One leg of the trip is over as we sit in the Nassau Airport waiting on our 3:00 connecting flight to Cat Island, an out island less traveled to. With time to kill, we get out our books and read, cat nap and try to read again. We then feast on the sandwiches and apple slices I prepared the night before. The plane never shows up. “We’ll let you know,” is all we’re told. More reading. More people watching. More standing and stretching. It is 6:00 PM. The airline now charters an eight seat Cessna to take nine of us down island.
Assigned to seats by body weight, we are crammed in, elbows to knees touching and no air conditioning. Sweat pours down my face and I wish I had a small towel like the Bahamian woman next to me as she dabs her forehead. Baggage is tucked in around us. The local Anglican priest on the plane is praying. He looks worried.
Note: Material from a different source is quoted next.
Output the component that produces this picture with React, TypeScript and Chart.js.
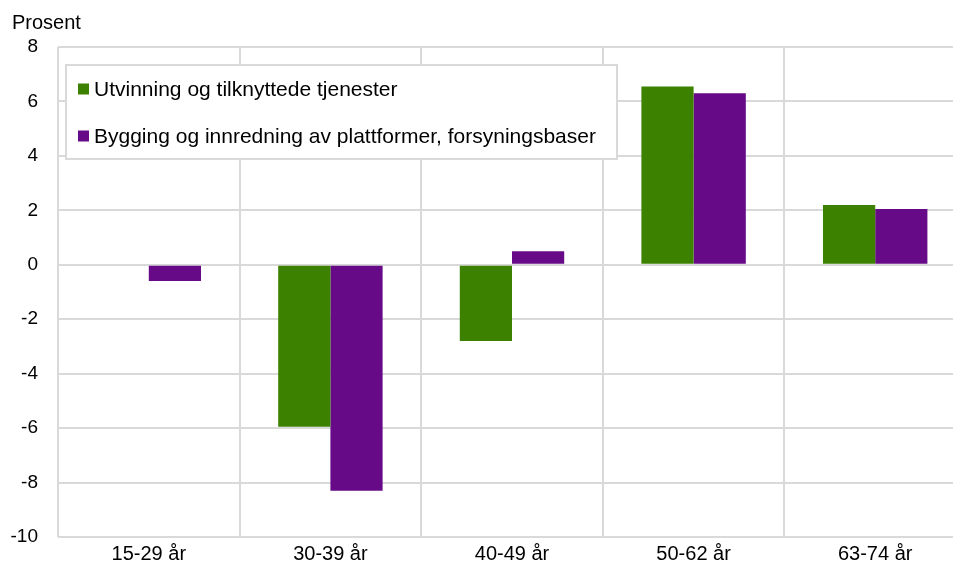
import React, { useEffect, useRef } from "react";
import { Chart, registerables } from "chart.js";

Chart.register(...registerables);

const categories = ["15-29 år", "30-39 år", "40-49 år", "50-62 år", "63-74 år"];
const seriesNames = [
  "Utvinning og tilknyttede tjenester",
  "Bygging og innredning av plattformer, forsyningsbaser",
];
const utvinning = [0, -5.95, -2.8, 6.55, 2.2];
const bygging = [-0.6, -8.3, 0.5, 6.3, 2.05];
const seriesColors = ["#3C8200", "#670A87"];
const yMin = -10;
const yMax = 8;
const yStep = 2;
const yUnit = "Prosent";

const FONT = "Arial, 'Liberation Sans', sans-serif";
const GRID = "#D9D9D9";

const overlayPlugin = {
  id: "overlay",
  afterDraw(chart: any) {
    const ctx = chart.ctx;
    ctx.save();
    ctx.fillStyle = "#000";
    ctx.font = `20px ${FONT}`;
    ctx.textAlign = "left";
    ctx.textBaseline = "alphabetic";
    ctx.fillText(yUnit, 12, 29);
    const bx = 66, by = 65, bw = 551, bh = 94;
    ctx.fillStyle = "#fff";
    ctx.fillRect(bx, by, bw, bh);
    ctx.strokeStyle = GRID;
    ctx.lineWidth = 2;
    ctx.strokeRect(bx, by, bw, bh);
    ctx.font = `21px ${FONT}`;
    ctx.textBaseline = "middle";
    const rows = [89, 136];
    seriesNames.forEach((name, i) => {
      ctx.fillStyle = seriesColors[i];
      ctx.fillRect(78, rows[i] - 5.5, 11, 11);
      ctx.fillStyle = "#000";
      ctx.fillText(name, 94, rows[i] + 1);
    });
    ctx.restore();
  },
};

export default function App() {
  const ref = useRef<HTMLCanvasElement>(null);
  useEffect(() => {
    const chart = new Chart(ref.current as HTMLCanvasElement, {
      type: "bar",
      data: {
        labels: categories,
        datasets: [
          { label: seriesNames[0], data: utvinning, backgroundColor: seriesColors[0] },
          { label: seriesNames[1], data: bygging, backgroundColor: seriesColors[1] },
        ],
      },
      options: {
        animation: false,
        responsive: false,
        layout: { padding: { top: 47, left: 0, right: 0, bottom: 0 } },
        plugins: { legend: { display: false }, tooltip: { enabled: false } },
        datasets: { bar: { barPercentage: 1, categoryPercentage: 0.575 } },
        scales: {
          x: {
            grid: { color: GRID, lineWidth: 2, drawTicks: false, offset: true },
            border: { display: false },
            ticks: { color: "#000", font: { size: 20, family: FONT }, padding: 5, maxRotation: 0 },
            afterFit: (s: any) => { s.height = 25; },
          },
          y: {
            min: yMin,
            max: yMax,
            grid: { color: GRID, lineWidth: 2, drawTicks: false },
            border: { display: false },
            ticks: { stepSize: yStep, color: "#000", font: { size: 19, family: FONT }, padding: 20 },
            afterFit: (s: any) => { s.width = 58; s.paddingTop = 0; s.paddingBottom = 0; },
          },
        },
      },
      plugins: [overlayPlugin],
    });
    return () => chart.destroy();
  }, []);
  return (
    <div style={{ position: "fixed", left: 0, top: 0, width: 953, height: 562, overflow: "hidden", background: "#fff" }}>
      <canvas ref={ref} width={966} height={562} style={{ display: "block" }} />
    </div>
  );
}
I look back at Ron who is taking pictures of our discomfort while he reads the “Flight Safety Instructions.” Forty minutes later we land, but not at the airport we had booked. Cat Island has two landing strips and since we are staying closer to the north end, we wanted to land at Arthur’s Town. We are in New Bight, instead. “No Problem,” we are told. They simply put us and our bags in one of the passenger’s cars who was on our little “puddle jumper” of a plane. The priest gets in too and we are introduced to the island.
There is one paved road and we are on it. It runs close to the leeward side giving us a view of the emerald waters and the villages dotting the way. We listen to the driver and priest catch up on the news and goings on with their families and friends in a lyrical patois. Every so often, they would remember we were in the car and point out something of interest. After driving 25-30 miles and being on someone else’s island time, we had arrived at Sammy T’s, finally.